Reading: Psalm 119
May my cry come before you, LORD;
give me understanding according to your word.
May my supplication come before you;
deliver me according to your promise.
May my lips overflow with praise,
for you teach me your decrees.
May my tongue sing of your word,
for all your commands are righteous.
May your hand be ready to help me,
for I have chosen your precepts.
I long for your salvation, LORD,
and your law gives me delight.
Let me live that I may praise you,
and may your laws sustain me.
I have strayed like a lost sheep.
Seek your servant,
for I have not forgotten your commands (NIV).*
Photo courtesy of Liz Kranz.
This is the final reading from Psalm 119. Today’s reading features Taw, the final letter in the Hebrew alphabet. Day by day we have been making our way through this acrostic poem—reading as it were from A to Z in the Hebrew language. All of it is written in praise of God’s word and His promises. It is difficult to fully appreciate the structural beauty of this lengthy poem, when it is translated into English.

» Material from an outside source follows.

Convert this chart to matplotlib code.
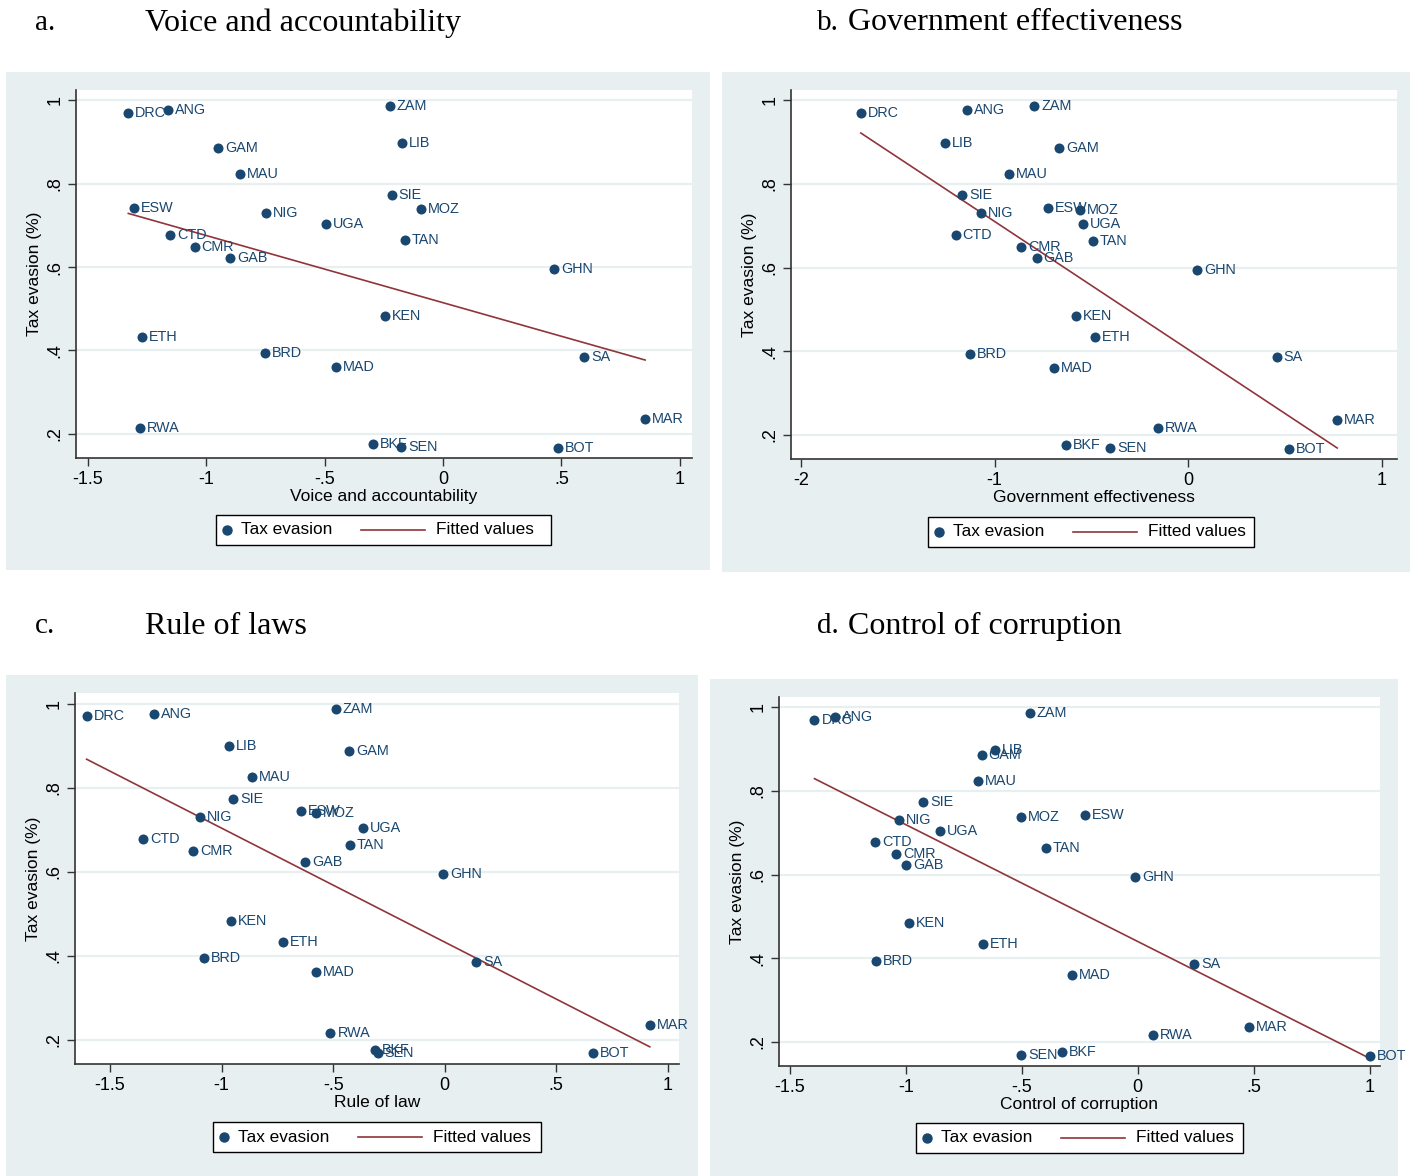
import numpy as np
import matplotlib.pyplot as plt
from matplotlib.patches import Rectangle
from matplotlib.lines import Line2D

# data
countries = ['DRC', 'ANG', 'ZAM', 'LIB', 'GAM', 'MAU', 'SIE', 'ESW', 'NIG', 'MOZ',
             'UGA', 'CTD', 'TAN', 'CMR', 'GAB', 'GHN', 'KEN', 'ETH', 'BRD', 'MAD',
             'SA', 'MAR', 'RWA', 'BKF', 'SEN', 'BOT']
tax_evasion = [0.970, 0.976, 0.987, 0.898, 0.887, 0.824, 0.773, 0.743, 0.730, 0.739,
               0.704, 0.678, 0.664, 0.649, 0.622, 0.595, 0.483, 0.433, 0.394, 0.360,
               0.385, 0.236, 0.215, 0.176, 0.169, 0.167]
voice = [-1.329, -1.161, -0.225, -0.174, -0.949, -0.858, -0.216, -1.304, -0.749, -0.094,
         -0.495, -1.152, -0.160, -1.049, -0.900, 0.470, -0.243, -1.270, -0.751, -0.451,
         0.596, 0.854, -1.280, -0.294, -0.176, 0.485]
gov_eff = [-1.691, -1.141, -0.794, -1.256, -0.665, -0.925, -1.166, -0.722, -1.072, -0.557,
           -0.541, -1.201, -0.492, -0.863, -0.782, 0.048, -0.580, -0.483, -1.127, -0.695,
           0.458, 0.771, -0.156, -0.633, -0.403, 0.520]
rule_law = [-1.605, -1.305, -0.488, -0.967, -0.428, -0.863, -0.949, -0.643, -1.095, -0.576,
            -0.368, -1.353, -0.424, -1.127, -0.625, -0.008, -0.959, -0.725, -1.079, -0.578,
            0.140, 0.919, -0.512, -0.312, -0.300, 0.663]
corruption = [-1.394, -1.306, -0.465, -0.616, -0.673, -0.690, -0.924, -0.227, -1.031, -0.504,
              -0.853, -1.133, -0.396, -1.041, -1.000, -0.012, -0.986, -0.667, -1.129, -0.282,
              0.243, 0.478, 0.065, -0.327, -0.502, 1.000]

navy = '#1a476f'
maroon = '#90353b'
bg = '#e8eff1'

plt.rcParams['font.family'] = ['Liberation Sans', 'DejaVu Sans']

fig = plt.figure(figsize=(14.17, 11.76), dpi=100)
W, H = 1417, 1176

def px(x0, y0, x1, y1):
    # pixel box -> figure fraction [left, bottom, width, height]
    return [x0 / W, 1 - y1 / H, (x1 - x0) / W, (y1 - y0) / H]

def fx(v):
    return v / W

def fy(v):
    return 1 - v / H

panels = [
    ('a.', 'Voice and accountability', voice, 'Voice and accountability',
     (6, 72, 710, 570), (76, 90, 692, 458), (-1.55, 1.052), [-1.5, -1, -0.5, 0, 0.5, 1],
     (216, 515, 335), (35, 145, 23)),
    ('b.', 'Government effectiveness', gov_eff, 'Government effectiveness',
     (722, 72, 1410, 572), (791, 90, 1397, 459), (-2.052, 1.08), [-2, -1, 0, 1],
     (928, 517, 326), (817, 848, 23)),
    ('c.', 'Rule of laws', rule_law, 'Rule of law',
     (6, 675, 698, 1176), (75, 693, 679, 1064), (-1.657, 1.05), [-1.5, -1, -0.5, 0, 0.5, 1],
     (213, 1122, 328), (35, 145, 626)),
    ('d.', 'Control of corruption', corruption, 'Control of corruption',
     (710, 679, 1398, 1176), (779, 697, 1380, 1066), (-1.547, 1.045), [-1.5, -1, -0.5, 0, 0.5, 1],
     (916, 1123, 327), (817, 848, 626)),
]

def fmt(v):
    if v == 0:
        return '0'
    s = ('%g' % v)
    return s.replace('0.', '.')

y = np.array(tax_evasion)
for letter, title, xs, xlabel, bgbox, axbox, xlim, xticks, leg0, tpos in panels:
    x = np.array(xs)
    # background panel
    b = px(*bgbox)
    fig.patches.append(Rectangle((b[0], b[1]), b[2], b[3], transform=fig.transFigure,
                                 facecolor=bg, edgecolor='none', zorder=-5))
    # title
    ty = fy(tpos[2])
    fig.text(fx(tpos[0]), ty, letter, family='Liberation Serif', fontsize=21, va='center')
    fig.text(fx(tpos[1]), ty, title, family='Liberation Serif', fontsize=23, va='center')

    ax = fig.add_axes(px(*axbox))
    ax.set_facecolor('white')
    for s in ['top', 'right']:
        ax.spines[s].set_visible(False)
    for s in ['left', 'bottom']:
        ax.spines[s].set_color('#333333')
        ax.spines[s].set_linewidth(1.2)
    ax.set_xlim(*xlim)
    ax.set_ylim(0.142, 1.025)
    yticks = [0.2, 0.4, 0.6, 0.8, 1.0]
    ax.set_yticks(yticks)
    ax.set_yticklabels([fmt(v) for v in yticks], rotation=90, va='center', fontsize=13)
    ax.set_xticks(xticks)
    ax.set_xticklabels([fmt(v) for v in xticks], fontsize=13)
    ax.tick_params(length=6, width=1, color='#333333', pad=3)
    for v in yticks:
        ax.axhline(v, color=bg, lw=1.6, zorder=1)

    ax.scatter(x, y, s=52, color=navy, zorder=3, linewidths=0)
    for cx, cy, name in zip(x, y, countries):
        ax.annotate(name, (cx, cy), xytext=(5, 0), textcoords='offset points',
                    fontsize=10.4, color=navy, va='center', ha='left', zorder=4)

    k, c = np.polyfit(x, y, 1)
    xf = np.array([x.min(), x.max()])
    ax.plot(xf, k * xf + c, color=maroon, lw=1.2, zorder=2)

    ax.set_xlabel(xlabel, fontsize=12.5, labelpad=1)
    ax.set_ylabel('Tax evasion (%)', fontsize=12.5, labelpad=3)

    # legend box (Stata style)
    lx, ly, lw = leg0
    lb = px(lx, ly, lx + lw, ly + 30)
    fig.patches.append(Rectangle((lb[0], lb[1]), lb[2], lb[3], transform=fig.transFigure,
                                 facecolor='white', edgecolor='black', lw=1.0, zorder=5))
    cy = fy(ly + 15)
    fig.add_artist(Line2D([fx(lx + 11)], [cy], marker='o', ls='none', color=navy,
                          markersize=6.5, transform=fig.transFigure, zorder=6))
    fig.text(fx(lx + 25), cy, 'Tax evasion', fontsize=12.4, va='center', zorder=6)
    fig.add_artist(Line2D([fx(lx + 145), fx(lx + 209)], [cy, cy], color=maroon, lw=1.2,
                          transform=fig.transFigure, zorder=6))
    fig.text(fx(lx + 220), cy, 'Fitted values', fontsize=12.4, va='center', zorder=6)

fig.savefig('out.png', dpi=100)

This line from today’s reading is typical of the psalmist’s praise for the word of God: May my tongue sing of your word, for all your commands are righteous.
At times the psalmist appears to be proud, even boastful of his obedience to God’s word, but here at the conclusion of this magnificent poem, he takes on a more humble stance. I have strayed like a lost sheep. Seek your servant, for I have not forgotten your commands.
There is something very human about this prayer—about this ending. We are very prone to stray. The prophet Isaiah reflects on this human characteristic. We all, like sheep, have gone astray, each of us has turned to our own way; and the LORD has laid on him [Jesus] the iniquity of us all (Isaiah 53:6).
Jesus is our carrier—our iniquity carrier. He carried our sins to the cross where he suffered and died, so that his blood could cover those sins—my sins—your sins. But our sin carrier is also our Good Shepherd, who goes out to find those who are lost. He is the answer to the psalmist’s prayer. This is the purpose for his coming. “For the Son of Man came to seek and to save the lost” (Luke 19:10).
Response: Father God, I confess I am prone to stray. Help me to stay to the straight and narrow way that leads to life. I thank you, Jesus, for seeking me and saving me by your shed blood. Amen.
Your Turn: Are you a wandering sheep? Have you been found by the Good Shepherd? How is he guiding your life?